» **Source excerpt**:
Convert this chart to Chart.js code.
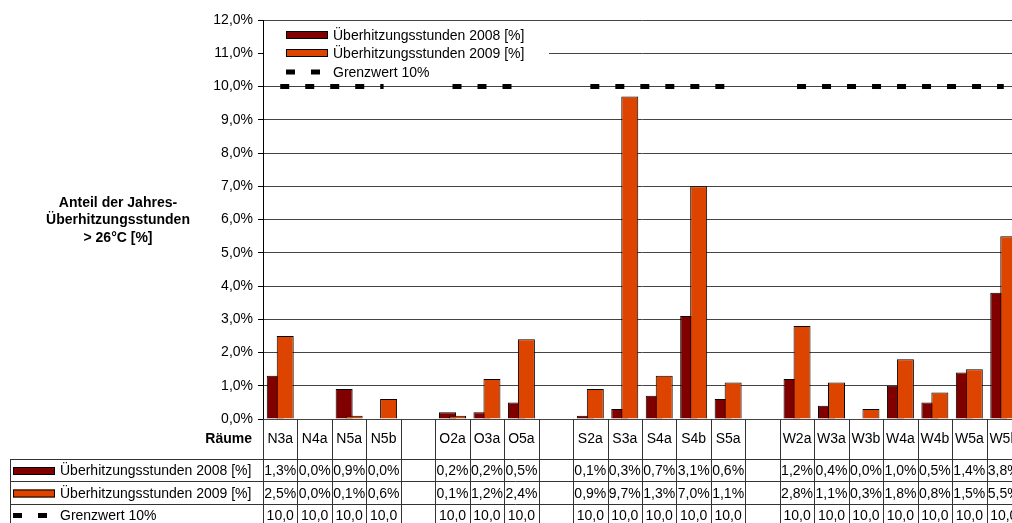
<!DOCTYPE html>
<html>
<head>
<meta charset="utf-8">
<script src="https://cdn.jsdelivr.net/npm/chart.js@4.4.1/dist/chart.umd.min.js"></script>
<style>
  html, body { margin: 0; padding: 0; background: #fff; overflow: hidden; }
  #wrap { width: 1021px; height: 523px; }
</style>
</head>
<body>
<div id="wrap"><canvas id="c" width="1021" height="523"></canvas></div>
<script>
// Rooms (empty entries separate the building sides N / O / S / W)
const rooms = ['N3a', 'N4a', 'N5a', 'N5b', '', 'O2a', 'O3a', 'O5a', '',
               'S2a', 'S3a', 'S4a', 'S4b', 'S5a', '',
               'W2a', 'W3a', 'W3b', 'W4a', 'W4b', 'W5a', 'W5b'];

// Share of annual overheating hours > 26 °C, in percent
const hours2008 = [1.3, 0.0, 0.9, 0.0, null, 0.2, 0.2, 0.5, null,
                   0.1, 0.3, 0.7, 3.1, 0.6, null,
                   1.2, 0.4, 0.0, 1.0, 0.5, 1.4, 3.8];
const hours2009 = [2.5, 0.0, 0.1, 0.6, null, 0.1, 1.2, 2.4, null,
                   0.9, 9.7, 1.3, 7.0, 1.1, null,
                   2.8, 1.1, 0.3, 1.8, 0.8, 1.5, 5.5];
const limit10   = [10, 10, 10, 10, null, 10, 10, 10, null,
                   10, 10, 10, 10, 10, null,
                   10, 10, 10, 10, 10, 10, 10];

const seriesNames = ['Überhitzungsstunden 2008 [%]', 'Überhitzungsstunden 2009 [%]', 'Grenzwert 10%'];
const axisTitle = ['Anteil der Jahres-', 'Überhitzungsstunden', '> 26°C [%]'];
const tableHeader = 'Räume';

const DARK = '#800000';
const ORANGE = '#DD4400';
const FONT = '"Liberation Sans", Arial, sans-serif';

const pct = v => v.toFixed(1).replace('.', ',') + '%';
const num = v => v.toFixed(1).replace('.', ',');

// 2009 bars overlap the 2008 bars: draw them right after the 2008 series
const overlapOrder = {
  id: 'overlapOrder',
  beforeDatasetDraw(chart, args) {
    if (args.index === 1 && !chart.$draw2009) return false;
  },
  afterDatasetDraw(chart, args) {
    if (args.index === 0) {
      chart.$draw2009 = true;
      chart._drawDataset(chart.getDatasetMeta(1));
      chart.$draw2009 = false;
    }
  }
};

function drawKey(ctx, type, x, y) {
  if (type === 2) {
    ctx.fillStyle = '#000';
    ctx.fillRect(x, y - 2.5, 9, 5);
    ctx.fillRect(x + 25, y - 2.5, 9, 5);
  } else {
    ctx.fillStyle = type === 0 ? DARK : ORANGE;
    ctx.fillRect(x, y - 4, 42, 8);
    ctx.strokeStyle = '#000';
    ctx.lineWidth = 1;
    ctx.strokeRect(x + 0.5, y - 3.5, 41, 7);
  }
}

// Legend box inside the plot area
const plotLegend = {
  id: 'plotLegend',
  beforeDatasetsDraw(chart) {
    const ctx = chart.ctx;
    const a = chart.chartArea;
    ctx.save();
    ctx.fillStyle = '#fff';
    ctx.fillRect(a.left + 1, a.top + 2, 548 - a.left, 62);
    const rows = [a.top + 15, a.top + 33, a.top + 52];
    ctx.font = '14px ' + FONT;
    ctx.textBaseline = 'middle';
    ctx.textAlign = 'left';
    seriesNames.forEach((name, i) => {
      drawKey(ctx, i, a.left + 23, rows[i]);
      ctx.fillStyle = '#000';
      ctx.fillText(name, a.left + 70, rows[i] + 1);
    });
    ctx.restore();
  }
};

// Axis title and the data table below the plot
const dataTable = {
  id: 'dataTable',
  afterDraw(chart) {
    const ctx = chart.ctx;
    const a = chart.chartArea;
    const xs = chart.scales.x;
    const n = rooms.length;
    const w = xs.getPixelForValue(1) - xs.getPixelForValue(0);
    const left = xs.getPixelForValue(0) - w / 2;
    const bottom = chart.height + 4;
    ctx.save();

    // y axis title
    ctx.fillStyle = '#000';
    ctx.font = 'bold 14px ' + FONT;
    ctx.textAlign = 'center';
    ctx.textBaseline = 'middle';
    axisTitle.forEach((t, i) => ctx.fillText(t, 118, 203 + i * 17.5));

    // grid of the table
    const lineY = [a.bottom + 40, a.bottom + 62, a.bottom + 85];
    ctx.strokeStyle = '#333';
    ctx.lineWidth = 1;
    ctx.beginPath();
    for (let k = 0; k <= n; k++) {
      const px = Math.round(left + k * w) + 0.5;
      ctx.moveTo(px, a.bottom);
      ctx.lineTo(px, bottom);
    }
    lineY.forEach(y => { ctx.moveTo(10, y + 0.5); ctx.lineTo(chart.width, y + 0.5); });
    ctx.moveTo(10.5, lineY[0]);
    ctx.lineTo(10.5, bottom);
    ctx.stroke();

    // header row: room names
    ctx.font = 'bold 14px ' + FONT;
    ctx.textAlign = 'right';
    ctx.fillText(tableHeader, a.left - 11, a.bottom + 20);
    ctx.font = '14px ' + FONT;
    ctx.textAlign = 'center';
    rooms.forEach((r, i) => { if (r) ctx.fillText(r, xs.getPixelForValue(i), a.bottom + 20); });

    // series rows
    const rowY = [a.bottom + 51.5, a.bottom + 74, a.bottom + 96];
    const series = [hours2008, hours2009, limit10];
    series.forEach((vals, s) => {
      drawKey(ctx, s, 13, rowY[s] + 0.5);
      ctx.fillStyle = '#000';
      ctx.textAlign = 'left';
      ctx.fillText(seriesNames[s], 60, rowY[s] + 1);
      ctx.textAlign = 'center';
      vals.forEach((v, i) => {
        if (v === null) return;
        ctx.fillText(s === 2 ? num(v) : pct(v), xs.getPixelForValue(i), rowY[s] + 1);
      });
    });
    ctx.restore();
  }
};

new Chart(document.getElementById('c'), {
  data: {
    labels: rooms,
    datasets: [
      {
        type: 'bar', label: seriesNames[0], data: hours2008, order: 1,
        backgroundColor: DARK, borderColor: '#000', borderWidth: 1,
        categoryPercentage: 0.58, barPercentage: 1.7
      },
      {
        type: 'bar', label: seriesNames[1], data: hours2009, order: 2,
        backgroundColor: ORANGE, borderColor: '#000', borderWidth: 1,
        categoryPercentage: 0.58, barPercentage: 1.7
      },
      {
        type: 'line', label: seriesNames[2], data: limit10, order: 0,
        borderColor: '#000', borderWidth: 5, borderDash: [9, 16], borderCapStyle: 'butt',
        pointRadius: 0, spanGaps: false, fill: false, tension: 0
      }
    ]
  },
  options: {
    responsive: false,
    animation: false,
    events: [],
    layout: { padding: { top: 20, bottom: 104, left: 0, right: 0 } },
    plugins: { legend: { display: false }, tooltip: { enabled: false } },
    scales: {
      x: { display: false },
      y: {
        min: 0, max: 12,
        afterFit(s) { s.width = 263; s.paddingTop = 0; s.paddingBottom = 0; },
        ticks: {
          stepSize: 1, padding: 5, color: '#000',
          font: { family: FONT, size: 14 },
          callback: v => pct(v)
        },
        grid: { color: '#444', lineWidth: 1, tickLength: 5, tickColor: '#000' },
        border: { display: true, color: '#000', width: 1 }
      }
    }
  },
  plugins: [overlapOrder, plotLegend, dataTable]
});
</script>
</body>
</html>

» **Requirements**:
Output each line exactly; omit every picture.

» **Correct result**:
Convert this chart to Chart.js code.
<!DOCTYPE html>
<html>
<head>
<meta charset="utf-8">
<script src="https://cdn.jsdelivr.net/npm/chart.js@4.4.1/dist/chart.umd.min.js"></script>
<style>
  html, body { margin: 0; padding: 0; background: #fff; overflow: hidden; }
  #wrap { width: 1021px; height: 523px; }
</style>
</head>
<body>
<div id="wrap"><canvas id="c" width="1021" height="523"></canvas></div>
<script>
// Rooms (empty entries separate the building sides N / O / S / W)
const rooms = ['N3a', 'N4a', 'N5a', 'N5b', '', 'O2a', 'O3a', 'O5a', '',
               'S2a', 'S3a', 'S4a', 'S4b', 'S5a', '',
               'W2a', 'W3a', 'W3b', 'W4a', 'W4b', 'W5a', 'W5b'];

// Share of annual overheating hours > 26 °C, in percent
const hours2008 = [1.3, 0.0, 0.9, 0.0, null, 0.2, 0.2, 0.5, null,
                   0.1, 0.3, 0.7, 3.1, 0.6, null,
                   1.2, 0.4, 0.0, 1.0, 0.5, 1.4, 3.8];
const hours2009 = [2.5, 0.0, 0.1, 0.6, null, 0.1, 1.2, 2.4, null,
                   0.9, 9.7, 1.3, 7.0, 1.1, null,
                   2.8, 1.1, 0.3, 1.8, 0.8, 1.5, 5.5];
const limit10   = [10, 10, 10, 10, null, 10, 10, 10, null,
                   10, 10, 10, 10, 10, null,
                   10, 10, 10, 10, 10, 10, 10];

const seriesNames = ['Überhitzungsstunden 2008 [%]', 'Überhitzungsstunden 2009 [%]', 'Grenzwert 10%'];
const axisTitle = ['Anteil der Jahres-', 'Überhitzungsstunden', '> 26°C [%]'];
const tableHeader = 'Räume';

const DARK = '#800000';
const ORANGE = '#DD4400';
const FONT = '"Liberation Sans", Arial, sans-serif';

const pct = v => v.toFixed(1).replace('.', ',') + '%';
const num = v => v.toFixed(1).replace('.', ',');

// 2009 bars overlap the 2008 bars: draw them right after the 2008 series
const overlapOrder = {
  id: 'overlapOrder',
  beforeDatasetDraw(chart, args) {
    if (args.index === 1 && !chart.$draw2009) return false;
  },
  afterDatasetDraw(chart, args) {
    if (args.index === 0) {
      chart.$draw2009 = true;
      chart._drawDataset(chart.getDatasetMeta(1));
      chart.$draw2009 = false;
    }
  }
};

function drawKey(ctx, type, x, y) {
  if (type === 2) {
    ctx.fillStyle = '#000';
    ctx.fillRect(x, y - 2.5, 9, 5);
    ctx.fillRect(x + 25, y - 2.5, 9, 5);
  } else {
    ctx.fillStyle = type === 0 ? DARK : ORANGE;
    ctx.fillRect(x, y - 4, 42, 8);
    ctx.strokeStyle = '#000';
    ctx.lineWidth = 1;
    ctx.strokeRect(x + 0.5, y - 3.5, 41, 7);
  }
}

// Legend box inside the plot area
const plotLegend = {
  id: 'plotLegend',
  beforeDatasetsDraw(chart) {
    const ctx = chart.ctx;
    const a = chart.chartArea;
    ctx.save();
    ctx.fillStyle = '#fff';
    ctx.fillRect(a.left + 1, a.top + 2, 548 - a.left, 62);
    const rows = [a.top + 15, a.top + 33, a.top + 52];
    ctx.font = '14px ' + FONT;
    ctx.textBaseline = 'middle';
    ctx.textAlign = 'left';
    seriesNames.forEach((name, i) => {
      drawKey(ctx, i, a.left + 23, rows[i]);
      ctx.fillStyle = '#000';
      ctx.fillText(name, a.left + 70, rows[i] + 1);
    });
    ctx.restore();
  }
};

// Axis title and the data table below the plot
const dataTable = {
  id: 'dataTable',
  afterDraw(chart) {
    const ctx = chart.ctx;
    const a = chart.chartArea;
    const xs = chart.scales.x;
    const n = rooms.length;
    const w = xs.getPixelForValue(1) - xs.getPixelForValue(0);
    const left = xs.getPixelForValue(0) - w / 2;
    const bottom = chart.height + 4;
    ctx.save();

    // y axis title
    ctx.fillStyle = '#000';
    ctx.font = 'bold 14px ' + FONT;
    ctx.textAlign = 'center';
    ctx.textBaseline = 'middle';
    axisTitle.forEach((t, i) => ctx.fillText(t, 118, 203 + i * 17.5));

    // grid of the table
    const lineY = [a.bottom + 40, a.bottom + 62, a.bottom + 85];
    ctx.strokeStyle = '#333';
    ctx.lineWidth = 1;
    ctx.beginPath();
    for (let k = 0; k <= n; k++) {
      const px = Math.round(left + k * w) + 0.5;
      ctx.moveTo(px, a.bottom);
      ctx.lineTo(px, bottom);
    }
    lineY.forEach(y => { ctx.moveTo(10, y + 0.5); ctx.lineTo(chart.width, y + 0.5); });
    ctx.moveTo(10.5, lineY[0]);
    ctx.lineTo(10.5, bottom);
    ctx.stroke();

    // header row: room names
    ctx.font = 'bold 14px ' + FONT;
    ctx.textAlign = 'right';
    ctx.fillText(tableHeader, a.left - 11, a.bottom + 20);
    ctx.font = '14px ' + FONT;
    ctx.textAlign = 'center';
    rooms.forEach((r, i) => { if (r) ctx.fillText(r, xs.getPixelForValue(i), a.bottom + 20); });

    // series rows
    const rowY = [a.bottom + 51.5, a.bottom + 74, a.bottom + 96];
    const series = [hours2008, hours2009, limit10];
    series.forEach((vals, s) => {
      drawKey(ctx, s, 13, rowY[s] + 0.5);
      ctx.fillStyle = '#000';
      ctx.textAlign = 'left';
      ctx.fillText(seriesNames[s], 60, rowY[s] + 1);
      ctx.textAlign = 'center';
      vals.forEach((v, i) => {
        if (v === null) return;
        ctx.fillText(s === 2 ? num(v) : pct(v), xs.getPixelForValue(i), rowY[s] + 1);
      });
    });
    ctx.restore();
  }
};

new Chart(document.getElementById('c'), {
  data: {
    labels: rooms,
    datasets: [
      {
        type: 'bar', label: seriesNames[0], data: hours2008, order: 1,
        backgroundColor: DARK, borderColor: '#000', borderWidth: 1,
        categoryPercentage: 0.58, barPercentage: 1.7
      },
      {
        type: 'bar', label: seriesNames[1], data: hours2009, order: 2,
        backgroundColor: ORANGE, borderColor: '#000', borderWidth: 1,
        categoryPercentage: 0.58, barPercentage: 1.7
      },
      {
        type: 'line', label: seriesNames[2], data: limit10, order: 0,
        borderColor: '#000', borderWidth: 5, borderDash: [9, 16], borderCapStyle: 'butt',
        pointRadius: 0, spanGaps: false, fill: false, tension: 0
      }
    ]
  },
  options: {
    responsive: false,
    animation: false,
    events: [],
    layout: { padding: { top: 20, bottom: 104, left: 0, right: 0 } },
    plugins: { legend: { display: false }, tooltip: { enabled: false } },
    scales: {
      x: { display: false },
      y: {
        min: 0, max: 12,
        afterFit(s) { s.width = 263; s.paddingTop = 0; s.paddingBottom = 0; },
        ticks: {
          stepSize: 1, padding: 5, color: '#000',
          font: { family: FONT, size: 14 },
          callback: v => pct(v)
        },
        grid: { color: '#444', lineWidth: 1, tickLength: 5, tickColor: '#000' },
        border: { display: true, color: '#000', width: 1 }
      }
    }
  },
  plugins: [overlapOrder, plotLegend, dataTable]
});
</script>
</body>
</html>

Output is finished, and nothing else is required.